WRITTEN EXERCISE:
Quote the lines that run from the line containing "Rebuild this chart as a component, using" down to the line containing "FONT, letterSpacing: 0.9". Include both of those lines, reproduce each exactly, and omit everything else.

RECORDS TO PROCESS:
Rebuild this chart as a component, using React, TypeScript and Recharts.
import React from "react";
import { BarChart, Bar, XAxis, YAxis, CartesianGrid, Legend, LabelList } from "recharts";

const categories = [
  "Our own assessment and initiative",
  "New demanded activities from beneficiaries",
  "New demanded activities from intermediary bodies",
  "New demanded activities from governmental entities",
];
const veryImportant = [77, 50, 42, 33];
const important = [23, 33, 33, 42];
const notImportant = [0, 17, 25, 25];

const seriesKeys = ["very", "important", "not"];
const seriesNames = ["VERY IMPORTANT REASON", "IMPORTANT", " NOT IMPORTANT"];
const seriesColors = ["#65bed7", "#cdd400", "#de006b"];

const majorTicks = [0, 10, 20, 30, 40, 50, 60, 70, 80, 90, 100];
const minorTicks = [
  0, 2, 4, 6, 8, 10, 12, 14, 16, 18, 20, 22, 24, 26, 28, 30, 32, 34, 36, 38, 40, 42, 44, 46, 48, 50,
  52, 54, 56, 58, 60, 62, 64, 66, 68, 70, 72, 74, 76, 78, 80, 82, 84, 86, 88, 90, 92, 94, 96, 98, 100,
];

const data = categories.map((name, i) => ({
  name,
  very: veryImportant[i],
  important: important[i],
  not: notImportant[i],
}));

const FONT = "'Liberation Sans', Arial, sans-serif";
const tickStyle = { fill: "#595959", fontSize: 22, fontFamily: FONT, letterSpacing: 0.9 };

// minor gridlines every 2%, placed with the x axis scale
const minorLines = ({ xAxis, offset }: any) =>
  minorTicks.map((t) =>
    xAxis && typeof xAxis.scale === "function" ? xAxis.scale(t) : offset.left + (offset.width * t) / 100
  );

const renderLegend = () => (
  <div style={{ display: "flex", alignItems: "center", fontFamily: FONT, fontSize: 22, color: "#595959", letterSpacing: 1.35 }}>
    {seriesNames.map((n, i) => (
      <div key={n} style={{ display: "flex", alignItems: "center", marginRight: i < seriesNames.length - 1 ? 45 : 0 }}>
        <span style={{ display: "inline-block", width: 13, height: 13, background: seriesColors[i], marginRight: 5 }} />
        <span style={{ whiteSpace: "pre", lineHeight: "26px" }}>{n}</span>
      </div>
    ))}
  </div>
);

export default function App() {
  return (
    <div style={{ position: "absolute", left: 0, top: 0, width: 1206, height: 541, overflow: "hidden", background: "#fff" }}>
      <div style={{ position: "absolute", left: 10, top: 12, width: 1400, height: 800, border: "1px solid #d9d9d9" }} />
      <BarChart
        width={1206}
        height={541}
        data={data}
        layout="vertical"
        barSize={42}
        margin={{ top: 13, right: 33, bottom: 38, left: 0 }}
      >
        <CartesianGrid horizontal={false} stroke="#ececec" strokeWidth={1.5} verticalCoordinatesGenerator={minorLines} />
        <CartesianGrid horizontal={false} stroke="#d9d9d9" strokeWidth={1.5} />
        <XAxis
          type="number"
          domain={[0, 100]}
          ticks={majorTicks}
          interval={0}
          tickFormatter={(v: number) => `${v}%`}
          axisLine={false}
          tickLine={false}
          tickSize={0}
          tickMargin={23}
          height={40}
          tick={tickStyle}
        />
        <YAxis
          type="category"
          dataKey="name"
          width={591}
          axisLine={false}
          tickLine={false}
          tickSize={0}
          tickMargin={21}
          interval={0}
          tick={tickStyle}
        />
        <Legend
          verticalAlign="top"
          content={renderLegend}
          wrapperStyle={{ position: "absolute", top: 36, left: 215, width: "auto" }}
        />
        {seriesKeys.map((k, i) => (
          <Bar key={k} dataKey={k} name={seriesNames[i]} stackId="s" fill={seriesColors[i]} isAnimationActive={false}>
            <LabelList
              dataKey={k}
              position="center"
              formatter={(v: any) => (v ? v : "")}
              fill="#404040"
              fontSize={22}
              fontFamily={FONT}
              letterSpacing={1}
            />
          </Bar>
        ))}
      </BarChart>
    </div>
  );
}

...

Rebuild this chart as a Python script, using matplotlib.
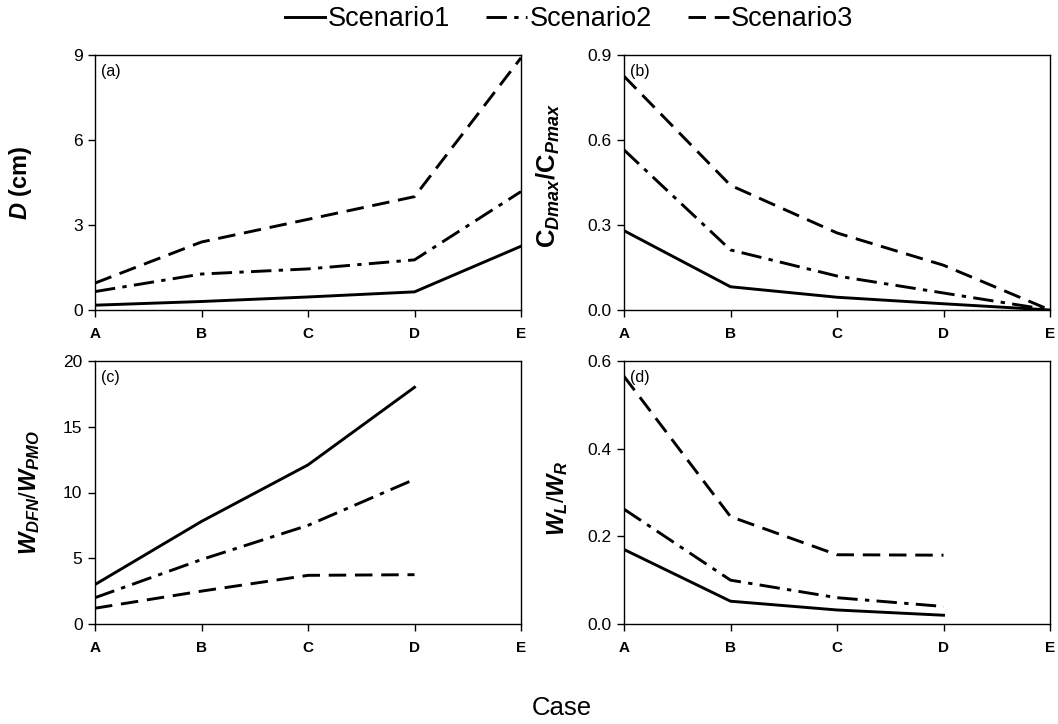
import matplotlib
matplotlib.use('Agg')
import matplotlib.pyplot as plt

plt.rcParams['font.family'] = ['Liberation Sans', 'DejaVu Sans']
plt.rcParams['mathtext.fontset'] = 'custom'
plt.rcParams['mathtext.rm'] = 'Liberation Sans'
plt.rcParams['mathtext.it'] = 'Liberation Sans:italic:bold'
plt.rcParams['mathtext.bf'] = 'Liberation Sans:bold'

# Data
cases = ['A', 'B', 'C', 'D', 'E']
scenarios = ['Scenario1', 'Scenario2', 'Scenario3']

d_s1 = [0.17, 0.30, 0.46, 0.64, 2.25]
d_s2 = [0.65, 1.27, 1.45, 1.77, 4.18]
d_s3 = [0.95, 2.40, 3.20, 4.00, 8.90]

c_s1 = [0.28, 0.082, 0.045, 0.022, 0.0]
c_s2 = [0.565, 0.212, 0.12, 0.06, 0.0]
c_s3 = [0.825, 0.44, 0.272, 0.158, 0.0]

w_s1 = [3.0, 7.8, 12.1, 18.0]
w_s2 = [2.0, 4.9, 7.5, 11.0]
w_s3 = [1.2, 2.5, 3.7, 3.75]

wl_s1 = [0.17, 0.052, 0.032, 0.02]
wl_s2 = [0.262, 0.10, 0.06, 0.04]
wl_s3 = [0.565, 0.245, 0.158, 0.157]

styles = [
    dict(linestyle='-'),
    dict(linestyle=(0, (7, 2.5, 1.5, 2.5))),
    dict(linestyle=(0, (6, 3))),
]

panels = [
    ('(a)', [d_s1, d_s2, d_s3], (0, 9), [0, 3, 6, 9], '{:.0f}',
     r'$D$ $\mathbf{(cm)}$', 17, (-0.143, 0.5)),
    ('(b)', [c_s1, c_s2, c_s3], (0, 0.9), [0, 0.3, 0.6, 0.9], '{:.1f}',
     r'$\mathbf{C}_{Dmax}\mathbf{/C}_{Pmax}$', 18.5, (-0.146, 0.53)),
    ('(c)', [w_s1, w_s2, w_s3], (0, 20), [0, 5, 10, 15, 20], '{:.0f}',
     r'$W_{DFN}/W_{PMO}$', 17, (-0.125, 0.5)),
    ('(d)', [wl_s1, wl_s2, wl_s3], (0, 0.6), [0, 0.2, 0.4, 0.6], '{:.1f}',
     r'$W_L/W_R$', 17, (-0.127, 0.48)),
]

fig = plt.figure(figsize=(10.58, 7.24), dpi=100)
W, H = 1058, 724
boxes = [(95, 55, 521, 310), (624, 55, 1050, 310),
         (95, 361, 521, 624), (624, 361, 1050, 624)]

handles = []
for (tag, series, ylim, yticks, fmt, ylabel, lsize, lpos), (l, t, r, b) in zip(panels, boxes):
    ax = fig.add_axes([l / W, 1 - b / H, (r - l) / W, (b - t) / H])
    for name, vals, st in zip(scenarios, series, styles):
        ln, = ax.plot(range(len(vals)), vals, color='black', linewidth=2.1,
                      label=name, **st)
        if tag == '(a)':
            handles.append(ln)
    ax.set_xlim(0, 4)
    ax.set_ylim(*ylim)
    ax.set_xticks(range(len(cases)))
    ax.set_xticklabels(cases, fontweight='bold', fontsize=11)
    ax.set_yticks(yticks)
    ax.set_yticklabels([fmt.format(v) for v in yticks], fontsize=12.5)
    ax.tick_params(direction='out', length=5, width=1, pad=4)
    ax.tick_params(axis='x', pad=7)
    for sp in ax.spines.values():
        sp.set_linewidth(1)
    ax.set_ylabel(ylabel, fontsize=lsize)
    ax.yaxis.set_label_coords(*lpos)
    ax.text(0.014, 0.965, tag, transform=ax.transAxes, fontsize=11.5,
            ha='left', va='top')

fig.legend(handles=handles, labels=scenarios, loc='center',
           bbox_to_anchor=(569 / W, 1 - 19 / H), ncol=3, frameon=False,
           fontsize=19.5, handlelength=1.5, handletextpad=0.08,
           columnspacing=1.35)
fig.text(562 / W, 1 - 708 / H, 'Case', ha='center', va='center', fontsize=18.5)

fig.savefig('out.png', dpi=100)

RESPONSE TO THIS TASK:
Rebuild this chart as a component, using React, TypeScript and Recharts.
import React from "react";
import { BarChart, Bar, XAxis, YAxis, CartesianGrid, Legend, LabelList } from "recharts";

const categories = [
  "Our own assessment and initiative",
  "New demanded activities from beneficiaries",
  "New demanded activities from intermediary bodies",
  "New demanded activities from governmental entities",
];
const veryImportant = [77, 50, 42, 33];
const important = [23, 33, 33, 42];
const notImportant = [0, 17, 25, 25];

const seriesKeys = ["very", "important", "not"];
const seriesNames = ["VERY IMPORTANT REASON", "IMPORTANT", " NOT IMPORTANT"];
const seriesColors = ["#65bed7", "#cdd400", "#de006b"];

const majorTicks = [0, 10, 20, 30, 40, 50, 60, 70, 80, 90, 100];
const minorTicks = [
  0, 2, 4, 6, 8, 10, 12, 14, 16, 18, 20, 22, 24, 26, 28, 30, 32, 34, 36, 38, 40, 42, 44, 46, 48, 50,
  52, 54, 56, 58, 60, 62, 64, 66, 68, 70, 72, 74, 76, 78, 80, 82, 84, 86, 88, 90, 92, 94, 96, 98, 100,
];

const data = categories.map((name, i) => ({
  name,
  very: veryImportant[i],
  important: important[i],
  not: notImportant[i],
}));

const FONT = "'Liberation Sans', Arial, sans-serif";
const tickStyle = { fill: "#595959", fontSize: 22, fontFamily: FONT, letterSpacing: 0.9 };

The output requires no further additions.